There was a blob of leftover paint (Cobalt Violet) on my palette from yesterday’s crocuses which got mixed into today’s wash for cast shadows and again to darken the sides of the tangerine that were facing away from the light. I can see why artists might like this pigment. The properties that I find so odd (pale, pasty, gummy), if used at the right time, can work to your advantage. For example, when painting yellow in shadow I always darken the paint with its complement, which is purple. Usually I use the tiniest dot of Thalo Purple, but since that’s such a strong colour you have to be very careful not to add too much. Instead it might be worth it to experiment with this Cobalt Violet which I am fairly certain would not overpower the yellow. I think it will take a few more trials though, before I decide if this will be a permanent addition to my palette.
Cobalt Violet is a new addition to my palette but one that I am not quite used to. It has a very strange consistency. More like a paste than a paint. I mixed it with Cobalt Blue to get the crocus colour, and that worked out well but I can’t think of another pigment that has the same properties as this. It’s a beautiful colour and one that I could quickly get accustomed to for shadow mixes. If you use it, I’d like to hear if you have had the same experience as me. The brand is Winsor & Newton.
When I’m sketching in an industrial area I’m a bit reluctant to get out of my car, especially on a quiet Sunday when no one is around, so today I painted in my car. I don’t remember exactly how this happened but at one point my car started to roll forward into a ditch. With paintbrush in hand and watercolour block on my lap, I had a moment of panic. But reflexes kicked in and I dropped the brush, grabbed the hand brake and stopped the roll before the point of no return.
A few days ago someone sent me a link to a really informative comparison of drawing pens by illustrator H Locke on the Jackson’s art supply site in the UK. If you love trying out different types of pens you might find this interesting too. It also reminded me that I haven’t used my Pentel Brush pen in some time (that’s one of the pens that was tested) so I used it today (along with a Pitt Artist Pen) when I had a bit of spare time at the museum just before they politely asked me to leave at closing time. There’s a great view and a comfortable bench facing the backs of the buildings on Sherbrooke Street.

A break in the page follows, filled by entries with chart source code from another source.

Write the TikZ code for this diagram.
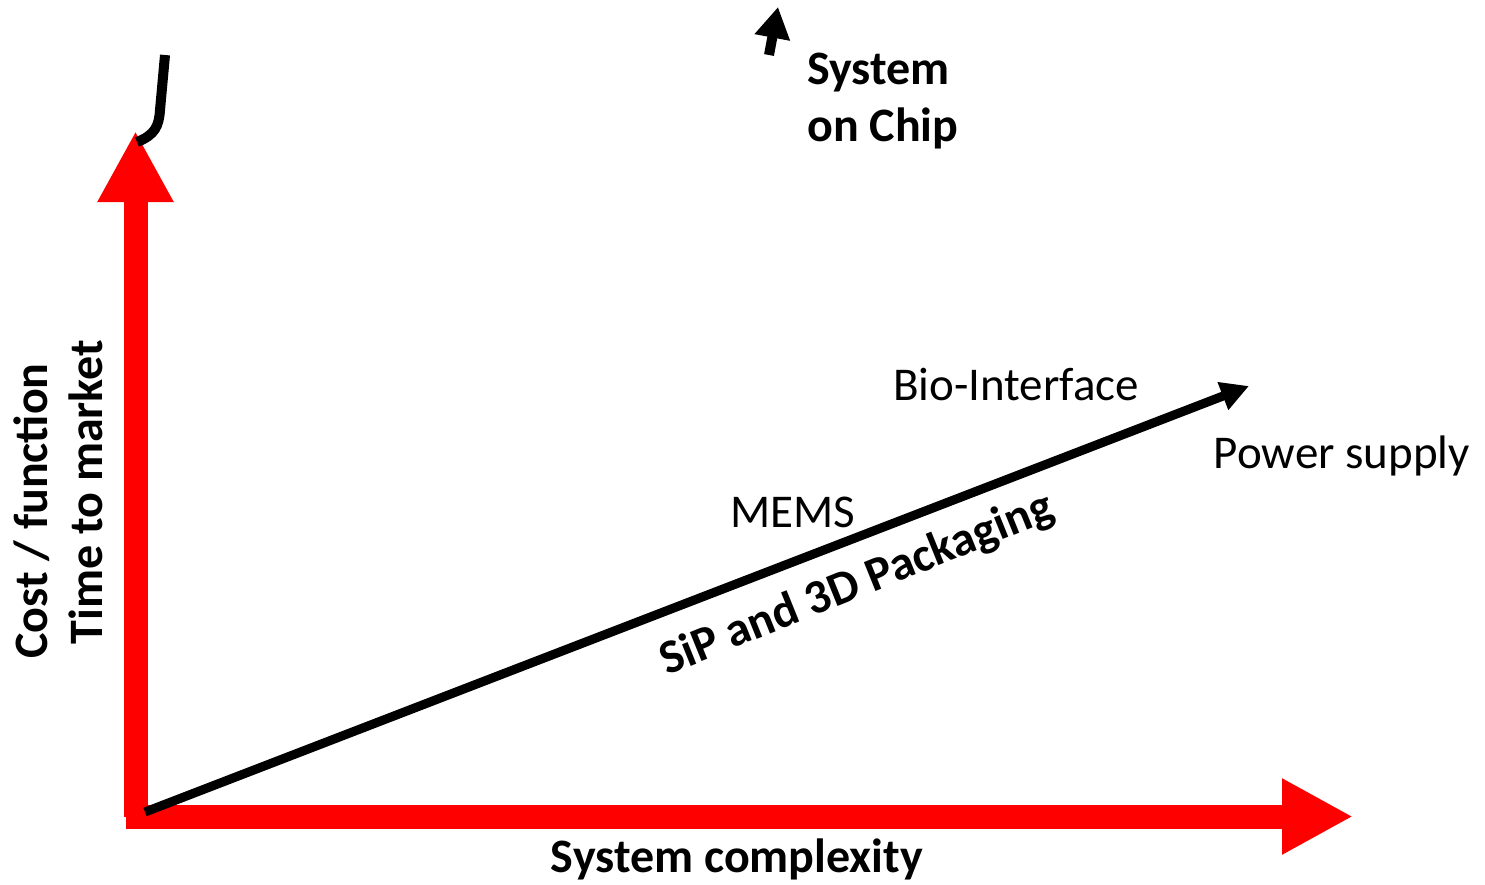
\documentclass[tikz,border=0pt]{standalone}
\usepackage{fontspec}
\setmainfont{Carlito}
\usetikzlibrary{arrows.meta}

\begin{document}
\begin{tikzpicture}[x=1pt, y=-1pt,
		axis/.style={draw=red, line width=24pt, -{Triangle[length=71pt,width=71pt]}},
		trend/.style={draw=black, line width=9pt},
		lbl/.style={inner sep=0pt, font=\fontsize{47}{57}\selectfont},
		blbl/.style={inner sep=0pt, font=\fontsize{48}{57}\selectfont\bfseries}]
				\useasboundingbox (0,0) rectangle (1485,884);
				% Draw axes
				\coordinate (origin) at (135.5,817);
				\coordinate (ytip) at (135.5,131);
				\coordinate (xstart) at (126,816.5);
				\coordinate (xtip) at (1353,816.5);
				\draw[axis] (origin) -- (ytip);
				\draw[axis] (xstart) -- (xtip);
				% Draw trend
				\coordinate (sip) at (145,812);
				\coordinate (soc) at (1249,386);
				\draw[trend, -{Triangle[length=28pt,width=28pt]}] (sip) -- (soc);
				% Hook above the cost axis
				\coordinate (hookA) at (137,142);
				\coordinate (hookB) at (160,110);
				\coordinate (hookC) at (165,55);
				\draw[trend, line width=10pt] (hookA) .. controls (155,135) and (159,126) .. (hookB) -- (hookC);
				% Arrow up to system on chip
				\coordinate (socfoot) at (769,55);
				\coordinate (socup) at (778,7);
				\draw[trend, line width=10pt, -{Triangle[length=31pt,width=34pt]}] (socfoot) -- (socup);
				% Labels
				\node[blbl, anchor=base west, align=left] (soclbl) at (807,141) {System\\on Chip};
				\node[lbl, anchor=base] (bio) at (1016,400) {Bio-Interface};
				\node[lbl, anchor=base] (mems) at (793,527) {MEMS};
				\node[lbl, anchor=base] (power) at (1342,468) {Power supply};
				\node[blbl, anchor=base] (xlbl) at (737,872) {System complexity};
				\node[blbl, rotate=90, anchor=base] (cost) at (47,511) {Cost / function};
				\node[blbl, rotate=90, anchor=base] (ttm) at (102,492) {Time to market};
				\node[blbl, rotate=22] (pkg) at (857,585) {SiP and 3D Packaging};
			\end{tikzpicture}
\end{document}
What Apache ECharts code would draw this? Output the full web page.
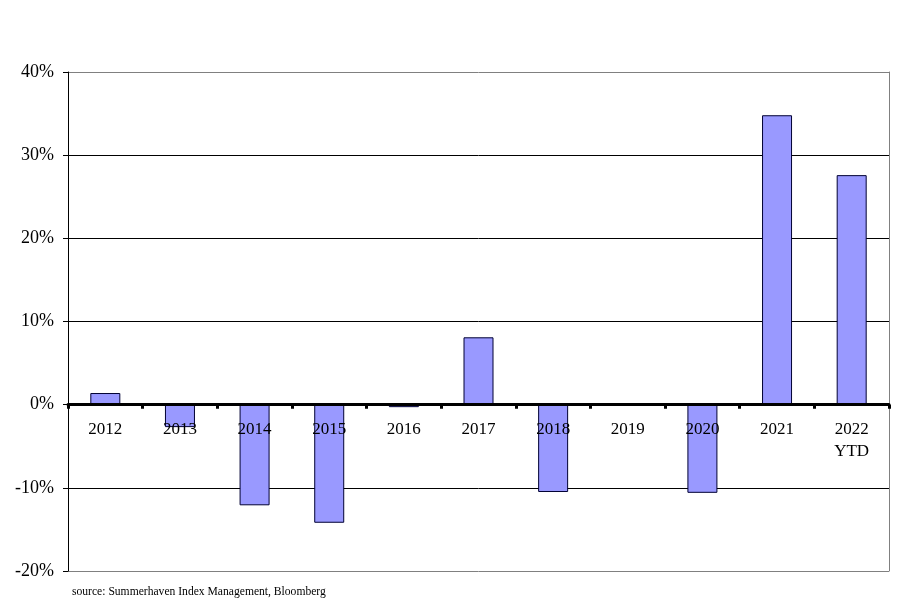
<!DOCTYPE html>
<html>
<head>
<meta charset="utf-8">
<script src="https://cdn.jsdelivr.net/npm/echarts@6/dist/echarts.min.js"></script>
<style>
  html, body { margin: 0; padding: 0; background: #fff; }
  #chart { width: 900px; height: 611px; }
</style>
</head>
<body>
<div id="chart"></div>
<script>
// yearly returns
const years = ["2012", "2013", "2014", "2015", "2016", "2017", "2018", "2019", "2020", "2021", "2022\nYTD"];
const returns = [1.4, -2.7, -12.1, -14.2, -0.3, 8.1, -10.5, 0, -10.6, 34.8, 27.6];
const sourceNote = "source: Summerhaven Index Management, Bloomberg";

const chart = echarts.init(document.getElementById("chart"));

const serif = "'Liberation Serif', 'DejaVu Serif', serif";
const gridTop = 72, gridBottom = 40;
const plotH = 611 - gridTop - gridBottom;
// zero sits 2/6 of the way up from -20% to 40%
const zeroOffset = -plotH * 2 / 6;

chart.setOption({
  animation: false,
  backgroundColor: "#fff",
  grid: { left: 68, right: 11, top: gridTop, bottom: gridBottom, outerBoundsMode: "none" },
  xAxis: {
    type: "category",
    data: years,
    offset: zeroOffset,
    axisLine: { onZero: false, lineStyle: { color: "#000", width: 3 } },
    axisTick: { show: true, interval: 0, length: 4, lineStyle: { color: "#000", width: 3 } },
    axisLabel: {
      interval: 0,
      margin: 14,
      color: "#000",
      fontFamily: serif,
      fontSize: 17,
      lineHeight: 22
    },
    splitLine: { show: false },
    z: 5
  },
  yAxis: [
    {
      type: "value",
      min: -20,
      max: 40,
      interval: 10,
      axisLine: { show: true, lineStyle: { color: "#000", width: 1 } },
      axisTick: { show: true, length: 5, lineStyle: { color: "#000" } },
      axisLabel: {
        margin: 14,
        color: "#000",
        fontFamily: serif,
        fontSize: 18,
        formatter: "{value}%"
      },
      splitLine: {
        show: true,
        lineStyle: { color: ["#808080", "#000", "#000", "#000", "#000", "#000", "#808080"], width: 1 }
      }
    },
    {
      type: "value",
      position: "right",
      min: -20,
      max: 40,
      interval: 10,
      axisLine: { show: true, lineStyle: { color: "#808080", width: 1 } },
      axisTick: { show: false },
      axisLabel: { show: false },
      splitLine: { show: false }
    }
  ],
  series: [
    {
      type: "bar",
      data: returns,
      barWidth: 30,
      itemStyle: { color: "#9999FF", borderColor: "#000033", borderWidth: 1 }
    }
  ],
  graphic: [
    {
      type: "text",
      left: 72,
      top: 586,
      style: { text: sourceNote, fill: "#000", font: "11.6px " + serif }
    }
  ]
});
</script>
</body>
</html>
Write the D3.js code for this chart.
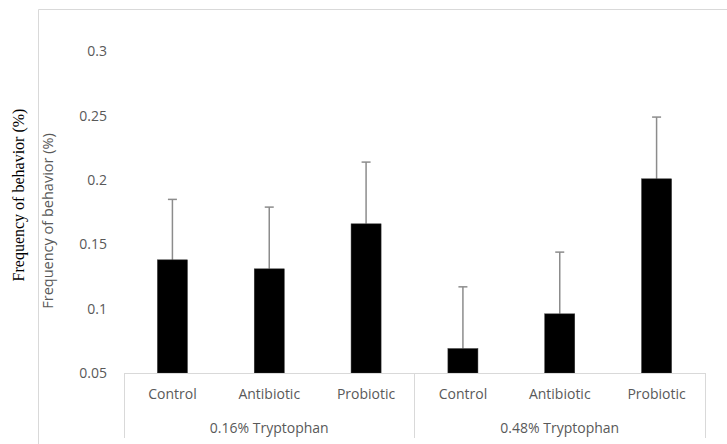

People always ask me how I find the time to do a sketch every day. Sometimes I take a lot of time to complete a painting (or ruin several before I post anything!) and other days I just spend a few minutes doing something quick, like a pencil sketch of my dog. There are also days when I stop what I am doing for a time (like garden cleanup today) and draw my activity. What’s important for me is that I draw everyday. In a great online interview with my friend Marc Holmes he says basically the same thing. He keeps a sketchbook in his bag and draws wherever he is. I guess for both of us the advice is the same. Just get out there and draw!
This was a weird experiment to see if I could make a painting from two types of solid forms whose natures are so inherently different — hunks of crystal ice blocks and massive rocks. Transparent versus opaque. Dark versus light. Cool versus warm. I painted this on location, in full sun, which is not ideal but since this phenomena may not occur again any time soon I had to get out there and attack it. Painted on Arches Rough 140 lb paper, 11″ x 15″.
Two days ago I was looking for a good location to sketch the cracking ice on Lac St. Louis but when I got down to the shore, to my great disappointment, it was all gone. Today a friend emailed me a few photos of where the ice had ended up, so I made my way there this afternoon. I don’t know if this happens every year or if this was a freak occurrence, but for a good distance the ice was piled up along the waterfront in Dorval and people were gathering to take photos or just to gawk. With some of the chunks at least a foot thick and four feet across, I can only imagine what the sound must have been when this happened. I found a bench to set up on because there was no place close by to park and sketch from the shelter of my car, but with the wind blowing icy gusts on my palette (and my face) I had to pack up after about 30 minutes and finish the last details in the warmth of my house. I have never sketched outdoors in a colder situation than this, but I have also never sketched a scene as brilliantly gorgeous as this either.
Alice is the perfect model. She holds her pose for a long time, her hourly rate is quite reasonable and she needs no breaks for food or a smoke.
With the warm weather today, I thought it might be a good time to try out my new plein air easel (shown below). I went down to the lake hoping to see the ice starting to crack, but with the sudden heat it was almost all gone! I found a bit of it trapped in between the docks at the yacht club but even in the short time that I was painting the mini-icebergs were starting to sink. The easel is one I’ve been coveting for a long time. It’s the Eric Michaels Plein Air Pro, purchased in advance of my workshops out west. It’s light, fits into a carry on/backpack and takes about 8 seconds to set up.
My intent was to take some photos at the opening of the LAA group show on Friday night but it was pretty busy and I never got around to it. Instead I did a sketch of the venue today. Fritz Farm is a great old house, built in 1910, and perfect for the exhibition. As I was sketching it, it occurred to me that this was the first time in five months that I’ve painted bare ground. Except for a few patches in shady spots, the snow is mostly gone, and with a weather forecast of 24°C tomorrow, that might be it until next year.